A admiração de Fausto pelos Beatles levou a que o nosso Marcolino funcionasse como homenagem à faixa Uncle “Albert/Admiral Halsey” que Paul Mccartney incluiu no seu álbum RAM de 1971. O tema de Mccartney evoca o fim dos Beatles, juntando diversas composições suas dispersas e não gravadas. Vale a pena ouvir e comparar, a estrutura é praticamente a mesma, houve uma pura transposição das ideias de um para o outro.
Ô Marcolino, das longas viagens
Diz Marcolino se outra vida tiveste
O que fizeste, o que te fez mudar?
“Já fui camponês, soldado
E a vida foi sempre igual
Insultei patrões, oficiais
E nunca me senti mal
Ganhava pouco, fome de cão
E enchia a pança aos canibais e ainda encho
Fui sempre indisciplinado, pois claro
Que outra coisa posso ser então?
Anos mais tarde, com Por Este Rio Acima assume a estrutura musical que manteria até ao seu último trabalho, onde a utilização de instrumentos musicais e ritmos tradicionais portugueses, elevam o folclore a uma dimensão nunca antes alcançada. O tema “O Barco Vai de Saída” é utilizado no documentário sobre o II Raide Macau Lisboa, expedição incluída nas Comemorações dos 500 anos dos Descobrimentos. No dia 8 de julho de 1997, em Belém, Fausto ofereceu um dos seus mais marcantes concertos, celebrando os 500 anos da partida de Vasco da Gama para a Índia, no mesmo dia em 1497, a convite da Comissão Nacional para as Comemorações dos Descobrimentos Portugueses.
Em 12 de junho de 1985 Portugal vira-se para a Europa, aderindo à CEE, e Fausto, sarcástico, sublinha essa transição em “Foi Por Ela”, comentando o que se perdeu e o que se iria ganhar…
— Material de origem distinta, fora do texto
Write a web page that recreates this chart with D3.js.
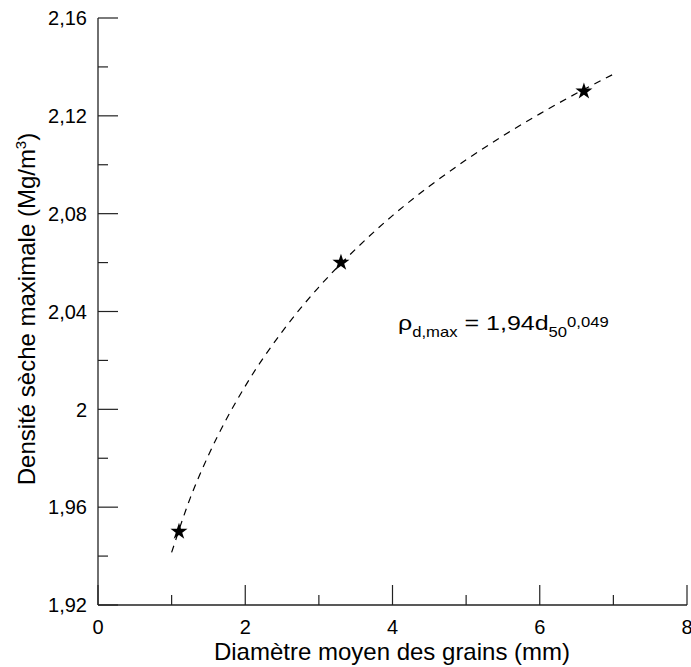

Foi por ela que eu me enfeito de agasalhos
em vez daquela manga curta colorida
se vais sair minha nação dos cabeçalhos
ainda a tiritar de frio acometida
mas o calor que era dantes também farta
e esvai-se o tropical sentido na lapela
foi por ela que eu vesti fato e gravata
que o sol até nem me faz falta foi por ela
Muitos textos irão ser publicados referindo a sua timidez, que eu confirmo, não por ter com ele convivido, mas porque conheci quem fosse seu companheiro nos tempos de Angola, depois em Lisboa, aos 20 anos, onde se instalou a fim de prosseguir os estudos — concluiu a licenciatura em Ciências Políticas e Sociais – e, ultimamente, com a sua banda. Pessoas diferentes mas dele próximas, acentuam a sua recusa em ser vedeta (convençam-no de que ele é bom, insistia a esposa, divertida), músicos dos Rebeldes, amigas dos tempos de liceu em Lisboa, o teclista Enzo D´Aversa.
Alguém que com ele trabalhou recorda que “o seu rigor quase excessivo tornava, por vezes, os ensaios exasperantes, era necessário termos muita calma e paciência”.
Em certas fases da sua vida colocou em causa algumas das suas opções políticas, o que talvez nem sempre nem sempre tenha sido devidamente compreendido, mas isso são outras viagens…
Eu prefiro realçar a forma genial como musicou a multiculturalidade que trazia dentro de si. Cantou aqueles que viajaram pelo sonho, ainda que houvesse conflitos. Pelo sonho do conhecimento, do contacto com outros povos.